Extremists collide in Garland, Texas
Needless provocation nearly brings disaster
A terrorist slaughter was narrowly averted in Texas on Sunday by a combination of sound planning and blind luck. But the circumstances point to a deeper and sure-to-recur problem — a collision of extremes that can’t be completely controlled in a free society.
On one side in the harrowing incident was the American Freedom Defense Initiative, an antiMuslim group based in New York with a history of provocation. It invited trouble in the most transparent way possible — by staging a high-profile event to draw cartoons of the prophet Mohammed. The group knew, of course, that such cartoons — gravely offensive to most Muslims — have repeatedly caused mayhem in Europe, most notably in the slaughter of 12 people, including cartoonists and journalists, at the Paris offices of satirical magazine Charlie
Hebdo in January. But AFDI went ahead anyway.

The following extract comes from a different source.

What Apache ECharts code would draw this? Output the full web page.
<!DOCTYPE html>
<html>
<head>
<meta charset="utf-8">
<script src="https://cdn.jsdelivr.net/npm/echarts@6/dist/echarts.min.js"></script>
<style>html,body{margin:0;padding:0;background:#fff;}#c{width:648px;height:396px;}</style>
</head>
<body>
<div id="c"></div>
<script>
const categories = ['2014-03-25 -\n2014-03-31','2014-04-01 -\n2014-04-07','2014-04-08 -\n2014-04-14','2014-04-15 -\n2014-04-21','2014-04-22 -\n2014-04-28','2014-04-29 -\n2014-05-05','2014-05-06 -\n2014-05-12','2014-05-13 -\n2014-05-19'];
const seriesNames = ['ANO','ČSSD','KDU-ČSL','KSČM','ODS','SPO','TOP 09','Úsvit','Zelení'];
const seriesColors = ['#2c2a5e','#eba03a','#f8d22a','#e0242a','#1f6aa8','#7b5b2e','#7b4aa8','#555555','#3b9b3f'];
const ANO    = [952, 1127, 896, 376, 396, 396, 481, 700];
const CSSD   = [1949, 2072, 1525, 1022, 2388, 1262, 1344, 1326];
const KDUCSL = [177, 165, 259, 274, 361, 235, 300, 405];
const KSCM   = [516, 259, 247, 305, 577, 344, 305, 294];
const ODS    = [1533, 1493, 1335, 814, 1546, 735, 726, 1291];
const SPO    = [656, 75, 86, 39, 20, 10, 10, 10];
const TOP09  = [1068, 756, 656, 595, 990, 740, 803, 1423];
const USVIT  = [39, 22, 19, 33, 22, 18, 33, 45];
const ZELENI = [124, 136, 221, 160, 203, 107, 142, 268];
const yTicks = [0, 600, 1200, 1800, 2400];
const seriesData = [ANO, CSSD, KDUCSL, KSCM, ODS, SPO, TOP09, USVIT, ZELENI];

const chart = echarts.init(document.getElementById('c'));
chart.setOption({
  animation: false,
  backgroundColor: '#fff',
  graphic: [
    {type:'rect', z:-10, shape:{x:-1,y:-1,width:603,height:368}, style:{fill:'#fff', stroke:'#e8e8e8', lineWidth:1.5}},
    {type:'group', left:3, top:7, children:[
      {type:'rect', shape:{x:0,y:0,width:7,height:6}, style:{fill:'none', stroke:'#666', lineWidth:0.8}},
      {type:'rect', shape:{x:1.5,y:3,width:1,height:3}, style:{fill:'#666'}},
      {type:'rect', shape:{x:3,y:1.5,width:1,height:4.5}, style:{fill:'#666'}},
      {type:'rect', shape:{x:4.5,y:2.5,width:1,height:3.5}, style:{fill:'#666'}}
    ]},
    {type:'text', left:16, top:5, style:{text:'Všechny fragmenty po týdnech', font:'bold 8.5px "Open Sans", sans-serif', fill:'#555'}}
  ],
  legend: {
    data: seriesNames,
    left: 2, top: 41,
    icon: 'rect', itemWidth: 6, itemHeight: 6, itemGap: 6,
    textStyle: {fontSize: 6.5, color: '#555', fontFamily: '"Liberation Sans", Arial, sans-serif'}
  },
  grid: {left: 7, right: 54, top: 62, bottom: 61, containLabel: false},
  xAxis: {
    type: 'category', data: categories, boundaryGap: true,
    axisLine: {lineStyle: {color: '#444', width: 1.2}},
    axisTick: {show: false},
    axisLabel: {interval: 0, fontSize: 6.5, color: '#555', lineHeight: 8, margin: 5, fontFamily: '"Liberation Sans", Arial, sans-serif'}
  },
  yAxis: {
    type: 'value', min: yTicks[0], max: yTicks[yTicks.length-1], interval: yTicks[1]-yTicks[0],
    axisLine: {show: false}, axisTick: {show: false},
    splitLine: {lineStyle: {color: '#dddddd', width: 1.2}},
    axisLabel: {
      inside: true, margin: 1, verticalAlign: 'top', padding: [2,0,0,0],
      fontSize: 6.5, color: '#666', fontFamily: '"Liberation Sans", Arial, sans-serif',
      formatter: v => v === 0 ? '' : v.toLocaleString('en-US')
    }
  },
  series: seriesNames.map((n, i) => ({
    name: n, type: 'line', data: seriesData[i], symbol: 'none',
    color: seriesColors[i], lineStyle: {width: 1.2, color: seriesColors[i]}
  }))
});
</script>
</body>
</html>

Then, to rub salt in the wound, the group chose as keynote speaker a Dutch politician who has sought to ban the Quran in his country.
Like the French cartoonists, AFDI has a First Amendment right to express itself as it wishes. In fact, the First Amendment exists specifically to protect unpop- ular speech. Even so, that doesn’t make all speech smart or responsible, and staging an event you know is likely to produce a violent reaction is a stunt worthy of an impulsive teenager. It got the predictable result. Elton Simpson, 30, and his roommate, Nadir Soofi, 34, traveled hundreds of miles from Phoenix to attack. Simpson, a Muslim convert, was once charged by the FBI with lying to agents in connection with terrorism. The terrorism charge didn’t stick, but he was convicted and sentenced to probation for lying.
He obviously was known to be dangerous, but just as the Constitution protects free speech, it also protects people from arbitrary detention or confiscation of their weapons. So Simpson was free to drive to Garland, outside Dallas, armed to the teeth and with malicious intent.
Fortunately, an alert traffic police officer working the perimeter of the heavily protected event was ready. He shot the two gunmen dead before they could get to their target, saving countless lives. Maybe he should be cloned. The forces that brought the gunmen and the contest planners together cannot be so easily subdued. But gratuitous provocation and, worse, the potential for murderous response demand constant vigilance.
At a moment in history when terrorism is close to inevitable, the lesson from Texas is that only fools invite it while wiser men prepare.